Question

In an angular simple harmonic motion angular amplitude of oscillation is $\pi$ rad and time period is 0.4 sec then calculate its angular velocity at angular displacement $\pi /2$ rad.
$\begin{array}{rl}& \text{A}\text{. 34}\text{.3 rad}/\text{sec}\\ & \text{B}\text{. 42}\text{.7 rad}/\text{sec}\\ & \text{C}\text{. 22}\text{.3 rad}/\text{sec}\\ & \text{D}\text{. 50}\text{.3 rad}/\text{sec}\end{array}$

Answer 1

Hint: Define angular simple harmonic motion. Obtain the expression for the angular displacement of the particle. From the given quantities, find the time for the angular displacement. Obtain the expression for angular velocity by differentiating the angular displacement.

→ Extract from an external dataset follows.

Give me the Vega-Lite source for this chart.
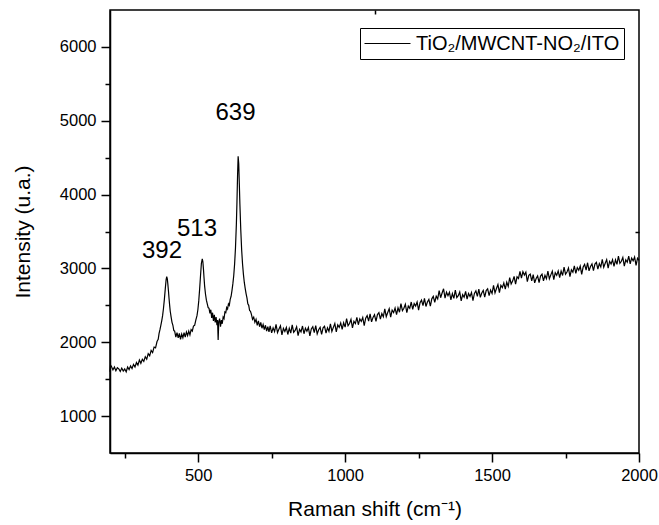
{
"$schema": "https://vega.github.io/schema/vega-lite/v6.json",
"width": 529,
"height": 443,
"autosize": {"type": "none"},
"padding": {"left": 110, "top": 10, "right": 20, "bottom": 72},
"background": "white",
"config": {"view": {"stroke": "black", "strokeWidth": 1.5}, "font": "Liberation Sans"},
"resolve": {"axis": {"x": "independent", "y": "independent"}},
"layer": [
{
"data": {"values": [
{"x":200,"y":1600},{"x":202,"y":1690},{"x":205,"y":1670},{"x":210,"y":1625},{"x":215,"y":1665},{"x":220,"y":1615},{"x":225,"y":1655},{"x":230,"y":1640},{"x":235,"y":1605},{"x":240,"y":1650},{"x":245,"y":1610},{"x":250,"y":1640},{"x":255,"y":1600},{"x":260,"y":1665},{"x":265,"y":1630},{"x":270,"y":1680},{"x":275,"y":1645},{"x":280,"y":1700},{"x":285,"y":1665},{"x":290,"y":1725},{"x":295,"y":1690},{"x":300,"y":1760},{"x":305,"y":1715},{"x":310,"y":1770},{"x":315,"y":1740},{"x":320,"y":1805},{"x":325,"y":1770},{"x":330,"y":1845},{"x":335,"y":1815},{"x":340,"y":1890},{"x":345,"y":1860},{"x":350,"y":1935},{"x":355,"y":1925},{"x":360,"y":2010},{"x":364,"y":2040},{"x":367,"y":2120},{"x":370,"y":2170},{"x":373,"y":2230},{"x":376,"y":2290},{"x":379,"y":2360},{"x":382,"y":2460},{"x":385,"y":2580},{"x":388,"y":2720},{"x":391,"y":2850},{"x":393,"y":2890},{"x":395,"y":2860},{"x":397,"y":2780},{"x":399,"y":2690},{"x":401,"y":2590},{"x":403,"y":2500},{"x":405,"y":2420},{"x":408,"y":2340},{"x":411,"y":2270},{"x":414,"y":2230},{"x":417,"y":2160},{"x":420,"y":2150},{"x":424,"y":2070},{"x":428,"y":2130},{"x":432,"y":2060},{"x":436,"y":2120},{"x":440,"y":2040},{"x":444,"y":2110},{"x":448,"y":2060},{"x":452,"y":2130},{"x":456,"y":2070},{"x":460,"y":2140},{"x":464,"y":2090},{"x":468,"y":2150},{"x":472,"y":2100},{"x":476,"y":2170},{"x":480,"y":2150},{"x":484,"y":2220},{"x":488,"y":2230},{"x":492,"y":2300},{"x":496,"y":2360},{"x":499,"y":2440},{"x":502,"y":2560},{"x":505,"y":2720},{"x":508,"y":2900},{"x":511,"y":3070},{"x":514,"y":3130},{"x":516,"y":3090},{"x":518,"y":2990},{"x":520,"y":2870},{"x":522,"y":2760},{"x":525,"y":2650},{"x":528,"y":2570},{"x":531,"y":2520},{"x":534,"y":2470},{"x":537,"y":2460},{"x":540,"y":2390},{"x":543,"y":2440},{"x":546,"y":2330},{"x":549,"y":2400},{"x":552,"y":2290},{"x":555,"y":2370},{"x":558,"y":2270},{"x":561,"y":2340},{"x":564,"y":2230},{"x":566,"y":2300},{"x":568,"y":2030},{"x":570,"y":2270},{"x":573,"y":2320},{"x":576,"y":2210},{"x":579,"y":2300},{"x":582,"y":2250},{"x":585,"y":2340},{"x":588,"y":2320},{"x":591,"y":2410},{"x":594,"y":2400},{"x":597,"y":2470},{"x":600,"y":2450},{"x":603,"y":2520},{"x":606,"y":2500},{"x":609,"y":2580},{"x":612,"y":2620},{"x":615,"y":2700},{"x":618,"y":2790},{"x":621,"y":2900},{"x":624,"y":3060},{"x":627,"y":3280},{"x":630,"y":3600},{"x":632,"y":3900},{"x":634,"y":4250},{"x":636,"y":4520},{"x":638,"y":4420},{"x":640,"y":4150},{"x":642,"y":3870},{"x":645,"y":3520},{"x":648,"y":3250},{"x":651,"y":3060},{"x":654,"y":2920},{"x":657,"y":2810},{"x":660,"y":2730},{"x":663,"y":2660},{"x":666,"y":2600},{"x":669,"y":2520},{"x":672,"y":2500},{"x":675,"y":2430},{"x":678,"y":2420},{"x":681,"y":2380},{"x":685,"y":2310},{"x":689,"y":2340},{"x":693,"y":2270},{"x":697,"y":2310},{"x":701,"y":2230},{"x":705,"y":2290},{"x":709,"y":2210},{"x":713,"y":2270},{"x":717,"y":2190},{"x":721,"y":2240},{"x":725,"y":2170},{"x":729,"y":2230},{"x":733,"y":2150},{"x":737,"y":2210},{"x":741,"y":2140},
{"x":745,"y":2223},{"x":750,"y":2127},{"x":755,"y":2195},{"x":760,"y":2143},{"x":765,"y":2242},{"x":770,"y":2130},{"x":775,"y":2178},{"x":780,"y":2222},{"x":785,"y":2100},{"x":790,"y":2188},{"x":795,"y":2147},{"x":800,"y":2200},{"x":805,"y":2105},{"x":810,"y":2190},{"x":815,"y":2125},{"x":820,"y":2235},{"x":825,"y":2135},{"x":830,"y":2160},{"x":835,"y":2210},{"x":840,"y":2090},{"x":845,"y":2175},{"x":850,"y":2140},{"x":855,"y":2220},{"x":860,"y":2115},{"x":865,"y":2190},{"x":870,"y":2150},{"x":875,"y":2200},{"x":880,"y":2085},{"x":885,"y":2180},{"x":890,"y":2210},{"x":895,"y":2130},{"x":900,"y":2225},{"x":905,"y":2112},{"x":910,"y":2169},{"x":915,"y":2201},{"x":920,"y":2108},{"x":925,"y":2195},{"x":930,"y":2217},{"x":935,"y":2124},{"x":940,"y":2196},{"x":945,"y":2148},{"x":950,"y":2250},{"x":955,"y":2146},{"x":960,"y":2202},{"x":965,"y":2253},{"x":970,"y":2139},{"x":975,"y":2235},{"x":980,"y":2201},{"x":985,"y":2262},{"x":990,"y":2173},{"x":995,"y":2264},{"x":1000,"y":2205},
{"x":1005,"y":2320},{"x":1010,"y":2224},{"x":1015,"y":2254},{"x":1020,"y":2309},{"x":1025,"y":2194},{"x":1030,"y":2283},{"x":1035,"y":2253},{"x":1040,"y":2338},{"x":1045,"y":2237},{"x":1050,"y":2317},{"x":1055,"y":2282},{"x":1060,"y":2336},{"x":1065,"y":2226},{"x":1070,"y":2326},{"x":1075,"y":2361},{"x":1080,"y":2285},{"x":1085,"y":2385},{"x":1090,"y":2276},{"x":1095,"y":2337},{"x":1100,"y":2373},{"x":1105,"y":2284},{"x":1110,"y":2375},{"x":1115,"y":2401},{"x":1120,"y":2313},{"x":1125,"y":2389},{"x":1130,"y":2345},{"x":1135,"y":2451},{"x":1140,"y":2347},{"x":1145,"y":2403},{"x":1150,"y":2454},{"x":1155,"y":2340},{"x":1160,"y":2436},{"x":1165,"y":2402},{"x":1170,"y":2464},{"x":1175,"y":2375},{"x":1180,"y":2466},{"x":1185,"y":2407},{"x":1190,"y":2523},{"x":1195,"y":2429},{"x":1200,"y":2460},
{"x":1205,"y":2515},{"x":1210,"y":2400},{"x":1215,"y":2490},{"x":1220,"y":2460},{"x":1225,"y":2545},{"x":1230,"y":2445},{"x":1235,"y":2525},{"x":1240,"y":2490},{"x":1245,"y":2545},{"x":1250,"y":2435},{"x":1255,"y":2535},{"x":1260,"y":2570},{"x":1265,"y":2495},{"x":1270,"y":2595},{"x":1275,"y":2485},{"x":1280,"y":2545},{"x":1285,"y":2580},{"x":1290,"y":2490},{"x":1295,"y":2588},{"x":1300,"y":2622},{"x":1305,"y":2540},{"x":1310,"y":2623},{"x":1315,"y":2587},{"x":1320,"y":2700},{"x":1325,"y":2603},{"x":1330,"y":2667},{"x":1335,"y":2725},{"x":1340,"y":2597},{"x":1345,"y":2679},{"x":1350,"y":2631},{"x":1355,"y":2678},{"x":1360,"y":2575},{"x":1365,"y":2660},{"x":1370,"y":2595},{"x":1375,"y":2705},{"x":1380,"y":2605},{"x":1385,"y":2630},{"x":1390,"y":2680},{"x":1395,"y":2560},{"x":1400,"y":2645},
{"x":1405,"y":2610},{"x":1410,"y":2690},{"x":1415,"y":2585},{"x":1420,"y":2660},{"x":1425,"y":2620},{"x":1430,"y":2674},{"x":1435,"y":2563},{"x":1440,"y":2662},{"x":1445,"y":2696},{"x":1450,"y":2620},{"x":1455,"y":2719},{"x":1460,"y":2608},{"x":1465,"y":2667},{"x":1470,"y":2701},{"x":1475,"y":2610},{"x":1480,"y":2699},{"x":1485,"y":2723},{"x":1490,"y":2632},{"x":1495,"y":2706},{"x":1500,"y":2660},{"x":1505,"y":2769},{"x":1510,"y":2668},{"x":1515,"y":2728},{"x":1520,"y":2782},{"x":1525,"y":2671},{"x":1530,"y":2770},{"x":1535,"y":2739},{"x":1540,"y":2803},{"x":1545,"y":2718},{"x":1550,"y":2812},{"x":1555,"y":2756},{"x":1560,"y":2875},{"x":1565,"y":2789},{"x":1570,"y":2828},{"x":1575,"y":2892},{"x":1580,"y":2787},{"x":1585,"y":2886},{"x":1590,"y":2865},{"x":1595,"y":2959},{"x":1600,"y":2868},
{"x":1605,"y":2957},{"x":1610,"y":2911},{"x":1615,"y":2949},{"x":1620,"y":2822},{"x":1625,"y":2906},{"x":1630,"y":2924},{"x":1635,"y":2832},{"x":1640,"y":2915},{"x":1645,"y":2804},{"x":1650,"y":2864},{"x":1655,"y":2898},{"x":1660,"y":2808},{"x":1665,"y":2897},{"x":1670,"y":2922},{"x":1675,"y":2831},{"x":1680,"y":2906},{"x":1685,"y":2860},{"x":1690,"y":2964},{"x":1695,"y":2859},{"x":1700,"y":2913},{"x":1705,"y":2963},{"x":1710,"y":2847},{"x":1715,"y":2942},{"x":1720,"y":2906},{"x":1725,"y":2966},{"x":1730,"y":2875},{"x":1735,"y":2964},{"x":1740,"y":2904},{"x":1745,"y":3018},{"x":1750,"y":2922},{"x":1755,"y":2952},{"x":1760,"y":3006},{"x":1765,"y":2890},{"x":1770,"y":2980},{"x":1775,"y":2949},{"x":1780,"y":3033},{"x":1785,"y":2933},{"x":1790,"y":3012},{"x":1795,"y":2976},{"x":1800,"y":3031},
{"x":1805,"y":2920},{"x":1810,"y":3019},{"x":1815,"y":3054},{"x":1820,"y":2978},{"x":1825,"y":3077},{"x":1830,"y":2967},{"x":1835,"y":3026},{"x":1840,"y":3061},{"x":1845,"y":2970},{"x":1850,"y":3059},{"x":1855,"y":3083},{"x":1860,"y":2991},{"x":1865,"y":3065},{"x":1870,"y":3019},{"x":1875,"y":3123},{"x":1880,"y":3016},{"x":1885,"y":3070},{"x":1890,"y":3119},{"x":1895,"y":3003},{"x":1900,"y":3096},{"x":1905,"y":3060},{"x":1910,"y":3119},{"x":1915,"y":3028},{"x":1920,"y":3116},{"x":1925,"y":3055},{"x":1930,"y":3167},{"x":1935,"y":3069},{"x":1940,"y":3096},{"x":1945,"y":3148},{"x":1950,"y":3030},{"x":1955,"y":3117},{"x":1960,"y":3084},{"x":1965,"y":3166},{"x":1970,"y":3063},{"x":1975,"y":3140},{"x":1980,"y":3102},{"x":1985,"y":3154},{"x":1990,"y":3041},{"x":1995,"y":3138},{"x":2000,"y":3110}
]},
"mark": {"type": "line", "strokeWidth": 1.2, "color": "black"},
"encoding": {
"x": {"field": "x", "type": "quantitative", "scale": {"domain": [200, 2000], "nice": false, "zero": false},
"axis": {"orient": "bottom", "title": "Raman shift (cm⁻¹)", "values": [250,500,750,1000,1250,1500,1750,2000], "format": "d",
"labelExpr": "datum.value % 500 === 0 ? datum.label : ''",
"tickSize": {"condition": {"test": "datum.value % 500 === 0", "value": 9}, "value": 5},
"grid": false, "domainColor": "black", "domainWidth": 1.5, "tickColor": "black", "tickWidth": 1.5,
"labelFont": "Liberation Sans", "labelFontSize": 16.5, "labelColor": "black", "labelPadding": 5, "labelFlush": false,
"titleFont": "Liberation Sans", "titleFontSize": 21, "titleFontWeight": "normal", "titleColor": "black", "titlePadding": 15}},
"y": {"field": "y", "type": "quantitative", "scale": {"domain": [500, 6500], "nice": false, "zero": false},
"axis": {"orient": "left", "title": "Intensity (u.a.)", "values": [1000,1500,2000,2500,3000,3500,4000,4500,5000,5500,6000], "format": "d",
"labelExpr": "datum.value % 1000 === 0 ? datum.label : ''",
"tickSize": {"condition": {"test": "datum.value % 1000 === 0", "value": 9}, "value": 5},
"grid": false, "domainColor": "black", "domainWidth": 1.5, "tickColor": "black", "tickWidth": 1.5,
"labelFont": "Liberation Sans", "labelFontSize": 16.5, "labelColor": "black", "labelPadding": 5, "labelFlush": false,
"titleFont": "Liberation Sans", "titleFontSize": 21, "titleFontWeight": "normal", "titleColor": "black", "titlePadding": 26}},
"color": {"datum": "TiO₂/MWCNT-NO₂/ITO", "type": "nominal", "scale": {"range": ["black"]},
"legend": {"orient": "none", "legendX": 250, "legendY": 18, "title": null, "symbolType": "stroke", "symbolSize": 2116,
"symbolStrokeWidth": 1, "symbolStrokeColor": "#333333", "strokeColor": "black", "fillColor": "white", "padding": 4,
"clipHeight": 23, "labelLimit": 400,
"labelFont": "Liberation Sans", "labelFontSize": 20, "labelColor": "black", "labelOffset": 5}}
}
},
{
"data": {"values": [
{"x": 377, "y": 3145, "t": "392"},
{"x": 496, "y": 3434, "t": "513"},
{"x": 627, "y": 5007, "t": "639"}
]},
"mark": {"type": "text", "fontSize": 24, "baseline": "alphabetic", "align": "center", "font": "Liberation Sans", "color": "black"},
"encoding": {
"x": {"field": "x", "type": "quantitative", "axis": {"orient": "top", "title": null, "values": [1100], "labels": false, "domain": false, "grid": false, "tickSize": -4, "tickColor": "black", "tickWidth": 1.5}},
"y": {"field": "y", "type": "quantitative", "axis": {"orient": "right", "title": null, "values": [3500], "labels": false, "domain": false, "grid": false, "tickSize": -4, "tickColor": "black", "tickWidth": 1.5}},
"text": {"field": "t"}
}
}
]
}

By putting the given values, we can find the answer.

Formula used:
$\theta ={\theta }_A\sin \left(\omega t\right)$
$w={\displaystyle \frac{d\theta }{dt}}$
$\omega ={\displaystyle \frac{2\pi }{T}}$


Complete step by step answer:
 Given in the question that, the angular simple harmonic motion has angular amplitude of $\pi$ rad.
So, the variation of angular amplitude with time for the angular simple harmonic motion can be written as,
$\theta ={\theta }_A\sin \left(\omega t\right)$
Where t is the time and $\omega$ is the angular frequency of the angular simple harmonic motion.
The angular frequency of a motion can be mathematically expressed in terms of the time period of the motion as,
$\omega ={\displaystyle \frac{2\pi }{T}}$
Now, the time period of the oscillation is 0.4 sec.
So, the angular frequency of the oscillation will be,
$\omega ={\displaystyle \frac{2\pi }{0.4}}$
Putting the values for the expression of amplitude, we get that,
$\theta =\pi \sin \left({\displaystyle \frac{2\pi }{0.4}}t\right)$
Now, the angular velocity of the angular simple harmonic motion can be found by differentiating the angular amplitude of the motion with respect to time.
So, we can write,
$w={\displaystyle \frac{d\theta }{dt}}$
Where, w is the angular velocity of the motion.
Putting the value for the angular amplitude on the above equation, we get that,
$\begin{array}{rl}& \Rightarrow w={\displaystyle \frac{d}{dt}}(\pi \sin \left({\displaystyle \frac{2\pi }{0.4}}t\right))\\ & \Rightarrow w=\pi \times {\displaystyle \frac{2\pi }{0.4}}\cos \left({\displaystyle \frac{2\pi }{0.4}}t\right)\\ & \Rightarrow w={\displaystyle \frac{2{\pi }^2}{0.4}}\cos \left({\displaystyle \frac{2\pi }{0.4}}t\right)\end{array}$
Again, we need to find the angular velocity of the particle at an angular displacement of $\pi /2$ rad.
Putting this value on the equation for angular amplitude,
$\begin{array}{rl}& \Rightarrow {\displaystyle \frac{\pi }{2}}=\pi \sin \left({\displaystyle \frac{2\pi }{0.4}}t\right)\\ & \Rightarrow \sin \left({\displaystyle \frac{2\pi }{0.4}}t\right)={\displaystyle \frac{1}{2}}=\sin {\displaystyle \frac{\pi }{6}}\\ & \Rightarrow \left({\displaystyle \frac{2\pi }{0.4}}t\right)={\displaystyle \frac{\pi }{6}}\\ & \therefore t={\displaystyle \frac{0.4}{6\times 2}}={\displaystyle \frac{0.4}{12}}\text{sec}\end{array}$
Putting the value of time on the expression for angular velocity, we get that,
$\begin{array}{rl}& \Rightarrow w={\displaystyle \frac{2{\pi }^2}{0.4}}\cos \left({\displaystyle \frac{2\pi }{0.4}}t\right)\\ & \Rightarrow w={\displaystyle \frac{2{\pi }^2}{0.4}}\cos ({\displaystyle \frac{2\pi }{0.4}}\times {\displaystyle \frac{0.4}{12}})\\ & \Rightarrow w={\displaystyle \frac{2{\pi }^2}{0.4}}\cos {\displaystyle \frac{\pi }{6}}\\ & \Rightarrow w={\displaystyle \frac{2{\pi }^2}{0.4}}\times {\displaystyle \frac{\sqrt{3}}{2}}\\ & \therefore w=42.7\text{rad/sec}\end{array}$
The correct option is (B).

Note:
The angular velocity of a particle can be related with the radial velocity of a particle. Mathematically we can express it as,
$\begin{array}{rl}& v=\omega r\\ & \omega ={\displaystyle \frac{v}{r}}\end{array}$
Where, v is the linear velocity and $\omega$ is the angular velocity.